Interesting Chernobyl facts I learned on this tour:
- When the accident took place in 1986, the Ukrainian authorities kept it secret for a couple of days, not only from other competing countries, but also inside the Soviet Union and even didn’t tell the people living in the area of the great risk they were being exposed to.
- The authorities finally admitted on the accident when they were confronted by the Swedish alarmed by the radiation measurements they registered which the Swedish officials Forsmark Nuclear Power Plant concluded had to have been transported in the form of radioactive clouds from over the Chernobyl area.
- This is how the explosion looked like:
- First thing after the accident, firemen were called in to set the fire down. They were unaware of the gravity of the situation and they were exposed to radiation levels so high on the night of the 26th of April 1986, that they all soon died because of the side effects this exposure had on them.
- The people from inside of what today is the exclusion zone were not informed of the accident for two days before they were finally rushed out and evacuated, allowed to carry out only cash and documents.
- Because of the clouds over the Chernobyl area at the time of the explosion, the damage caused by the radioactive rain was much more significant than what would have been in case of a clear sky.
- Due to the long time being exposed to the contaminated air, many people from inside the area were affected by radiation and suffered from radiation-related illnesses that affected them long term, if not deadly on a short term.
- In order to minimize the panic level among the population inside the Soviet Union, the legal radiation level that a person could have in their body was raised, right after the accident, 5 times the previous value. That way, when people went in for a check, they were considered to be inside legal levels and could walk away “healthy”.
- The radioactive cloud transported from the Ukrainian territory towards western Europe produced, through rain, much damage to some of the countries, like France and Germany, effects that were not recognized to the day and of which the population of these countries was never informed. Because no measurements were taken to clean these areas, nowadays there are parts of western Europe that have a higher radiation level than the ones registered inside the exclusion zone in Ukraine.
- Several villages were buried under ground after the disaster because their level of radiation was too high. New, clean soil was brought to the area for this purpose. Forests were planted all around, in order to speed up a complete cleaning process of the area.

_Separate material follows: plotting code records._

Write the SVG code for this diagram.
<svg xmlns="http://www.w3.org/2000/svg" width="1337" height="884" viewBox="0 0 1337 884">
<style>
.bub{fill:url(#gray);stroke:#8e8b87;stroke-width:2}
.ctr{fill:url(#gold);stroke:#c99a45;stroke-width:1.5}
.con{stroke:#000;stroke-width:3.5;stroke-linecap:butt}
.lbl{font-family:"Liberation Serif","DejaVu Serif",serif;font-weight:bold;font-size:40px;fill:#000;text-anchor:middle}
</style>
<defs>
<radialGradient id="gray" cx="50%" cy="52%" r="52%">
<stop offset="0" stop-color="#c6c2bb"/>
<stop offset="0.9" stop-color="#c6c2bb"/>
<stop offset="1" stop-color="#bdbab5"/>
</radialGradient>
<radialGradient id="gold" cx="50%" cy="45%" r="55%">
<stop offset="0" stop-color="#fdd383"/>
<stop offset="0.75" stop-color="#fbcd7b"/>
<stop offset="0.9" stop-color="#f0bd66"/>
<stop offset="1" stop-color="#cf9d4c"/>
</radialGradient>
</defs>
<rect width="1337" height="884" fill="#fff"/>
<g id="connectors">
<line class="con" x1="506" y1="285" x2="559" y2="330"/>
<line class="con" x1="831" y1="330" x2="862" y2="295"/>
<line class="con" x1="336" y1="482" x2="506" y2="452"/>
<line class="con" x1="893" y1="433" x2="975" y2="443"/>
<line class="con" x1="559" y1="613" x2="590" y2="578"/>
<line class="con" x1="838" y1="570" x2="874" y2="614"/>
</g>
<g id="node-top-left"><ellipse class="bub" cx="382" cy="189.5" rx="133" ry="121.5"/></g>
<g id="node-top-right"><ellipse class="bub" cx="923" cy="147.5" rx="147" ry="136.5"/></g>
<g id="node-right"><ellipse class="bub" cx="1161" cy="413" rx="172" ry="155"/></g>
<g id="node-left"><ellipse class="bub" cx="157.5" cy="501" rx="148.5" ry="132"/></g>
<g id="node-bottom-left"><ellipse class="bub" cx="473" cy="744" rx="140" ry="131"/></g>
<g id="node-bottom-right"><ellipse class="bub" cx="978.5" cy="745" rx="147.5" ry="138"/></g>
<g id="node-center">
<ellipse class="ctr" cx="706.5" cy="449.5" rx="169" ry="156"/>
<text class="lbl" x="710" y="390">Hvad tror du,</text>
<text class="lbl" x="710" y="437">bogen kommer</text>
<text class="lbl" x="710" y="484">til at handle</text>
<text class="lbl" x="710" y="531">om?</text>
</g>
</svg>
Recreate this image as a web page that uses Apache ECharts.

- The whole area is going wild and it’s home to many wild species nowadays, including wild dogs, foxes, cats, fish etc. There are stories about a “mutant catfish” going around. The unusual dimensions that this species has reached are caused by the lack of predators rather than any mutations.
- There are around 500 re-settlers. These are the people who lived here before the disaster and were permitted to go back to their villages.
- When they went back to re-occupy the area, the re-settlers were allowed to pick any house they wanted to inhabit, not necessarily go back to their old ones. That’s why, going through the Chernobyl villages you’ll see every once in a while a renovated house with an inscription on it. The inscriptions hold the names of the new owners and their purpose is to announce others that that house is already taken, and other re-settlers should find another house.
- The re-settlers are the only people allowed to be here on a permanent basis. Other people working inside the exclusion zone are only permitted to stay inside the area for a maximum of 14 days, while rest of the month has to be spent outside.
- The exclusion zone in Ukraine is about 2600 square km. A good portion of Belarus was also strongly affected by the accident, but was never declared an exclusion zone and no measurements for cleaning the area were ever taken. The good thing is that this Belarusian area was uninhabited and is covered still with woods.
- There were 4 reactors in function at the time of the accident. The reactor that exploded was Reactor no 4. The exact cause of the accident is unknown, all that has been told to public was that the engineers were running an exercise at that time.
- Reactor no 3 was also affected by the accident and a second explosion, which would have been much bigger, probably whipping most of Europe off the map, was barely avoided, only thanks to the volunteers offering to help out and make the area safe once again.
- Despite this, the Reactor no 3 kept functioning until recently. The only reason the Ukrainian authorities ceased to use this reactor was the pressure the European Union put on it being closed down.
- After the explosion was put down, a sarcophagus was built around Reactor no 4 to protect the area from spreading radiation. This was only meant to last for 20 years. A second one is still under construction almost 30 years later. This is to be set over the old one.
- Nowadays, the area is safe to visit, but you can only go inside with a guide. It is an exclusion zone and it is bordered by authorities. When exiting, everybody has to run a scan determining whether their radiation level is within legal levels.
- Prypiat was the main city of the area. It was built in order to be inhabited by the reactor’s workers and it was one of the best places to live inside the Soviet Union. The people who worked at the reactors were carefully selected and the inhabitants of Prypiat had many advantages compared to other areas in the Union. Salaries were 3 times higher than anywhere else, the shops were better stocked, they had good quality apartment buildings and institutions.
- There was even an amusement park built in Prypiat. Unfortunately, it was never put in use. The whole city was preparing for the celebrations that were to happen on Labor’s day (1st of May). That was when the park was meant to be open to the public. Soviet propaganda posters they had prepared for the occasion can still be seen around town.
- Inside the main school, there are hundreds of gas masks. These were stocked here in case “the Americans” attacked. However, a nuclear disaster did not seem like an appropriate occasion to use them too.
- Shortly after the people left the area, so did the storks. Since they’re a symbol of life in many cultures, there are paintings and posters of storks around Chernobyl, representing the re-birth of the area.